Contingent Consideration

Last updated: March 22, 2024

What Does Contingent Consideration Mean?

Contingent consideration is the amount paid by the acquirer of a target company to the former owners of said company in case of the occurrence of certain future events. The exact events and their terms are outlined in the acquisition agreement entered into by both parties at the time of signing.


Divestopedia Explains Contingent Consideration

Contingent consideration, commonly known as earn-outs, is a common practice in mergers and acquisitions (M&A) deals as it helps to get the buyer and seller on the same page when it comes to valuation. The contingent consideration is paid over single or multiple periods and is often calculated based on many financial metrics such as revenue; gross profit; earnings before interest, taxes, depreciation and amortization (EBITDA); and profit before tax (PBT). In some specific industries, like pharmaceuticals, non-financial metrics are also used for calculating contingent consideration and these metrics include clinical trials, employee and customer retention targets, and development of software or other research and development (R&D) strategies.

The stipulated contingent consideration is paid either by cash or equity shares.

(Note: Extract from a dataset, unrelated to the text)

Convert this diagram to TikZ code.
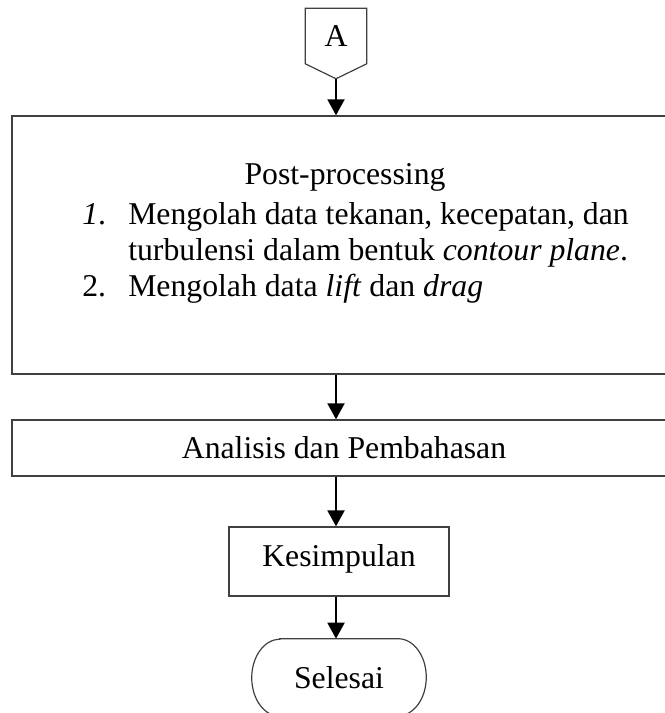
\documentclass[tikz,border=0pt]{standalone}
\usepackage{fontspec}
\setmainfont{Liberation Serif}
\usetikzlibrary{calc,arrows.meta}

\tikzset{
	outline/.style={draw=black!75, line width=0.9pt},
	box/.style={outline, inner sep=0pt, font=\fontsize{23.8}{27}\selectfont},
	txt/.style={inner sep=0pt, font=\fontsize{23.8}{27}\selectfont},
	arr/.style={line width=2.2pt, -{Triangle[length=12pt,width=12.5pt]}},
}

\begin{document}
\begin{tikzpicture}[x=0.75pt, y=-0.75pt]
			%%%%% START %%%%%
			\useasboundingbox (0,0) rectangle (664,713);
			
			% off-page connector
			\node[txt, minimum width=45.75pt, minimum height=41.25pt] (conA) at (336,36) {A};
			\draw[outline] (conA.north west) -- (conA.north east) -- (conA.south east) -- ($(conA.south)+(0,15)$) coordinate (conAtip) -- (conA.south west) -- cycle;
			
			% post-processing
			\node[box, minimum width=498pt, minimum height=193.5pt] (post) at (344,245) {};
			\node[txt, anchor=base] (ttl) at (345,184) {Post-processing};
			\node[txt, anchor=base west] (n1) at (82,224) {\textit{1}.};
			\node[txt, anchor=base west] (i1a) at (128,224) {Mengolah data tekanan, kecepatan, dan};
			\node[txt, anchor=base west] (i1b) at (128,260) {turbulensi dalam bentuk \textit{contour plane}.};
			\node[txt, anchor=base west] (n2) at (82,296) {2.};
			\node[txt, anchor=base west] (i2) at (128,296) {Mengolah data \textit{lift} dan \textit{drag}};
			
			\node[box, minimum width=498pt, minimum height=42pt] (anl) at (344,448) {Analisis dan Pembahasan};
			\node[box, minimum width=165pt, minimum height=51.75pt, text height=15pt, text depth=8pt] (kes) at (339,561.5) {Kesimpulan};
			
			% terminal
			\node[txt, minimum width=130.5pt, minimum height=57.75pt] (sls) at (339,677.5) {Selesai};
			\draw[outline] ($(sls.north west)+(28,0)$) -- ($(sls.north east)+(-28,0)$) arc[start angle=90, end angle=-90, x radius=21pt, y radius=28.875pt] -- ($(sls.south west)+(28,0)$) arc[start angle=270, end angle=90, x radius=21pt, y radius=28.875pt] -- cycle;
			
			\draw[arr] (conAtip) -- (post.north -| conAtip);
			\draw[arr] (post.south -| conAtip) -- (anl.north -| conAtip);
			\draw[arr] (anl.south -| conAtip) -- (kes.north -| conAtip);
			\draw[arr] (kes.south -| conAtip) -- (sls.north -| conAtip);
			
			%%%%% END %%%%%
\end{tikzpicture}
\end{document}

However, a general rule is that contingent considerations that are settled by equity have more complex valuation when compared to contingent considerations that are paid by cash. In both cases, though, it is calculated based on the fair value and this value depends on the share price prevalent on the date of acquisition.

Many methods are used to calculate the value of contingent consideration: some of the more popular ones are discounted cash flow (DCF) and, the more complex, Monte Carlo simulation. The exact type of valuation will depend on the payout structure and the financial arrangements to make these payments. Besides the valuation method, contingent consideration also depends on the approach taken by both the buyer and seller.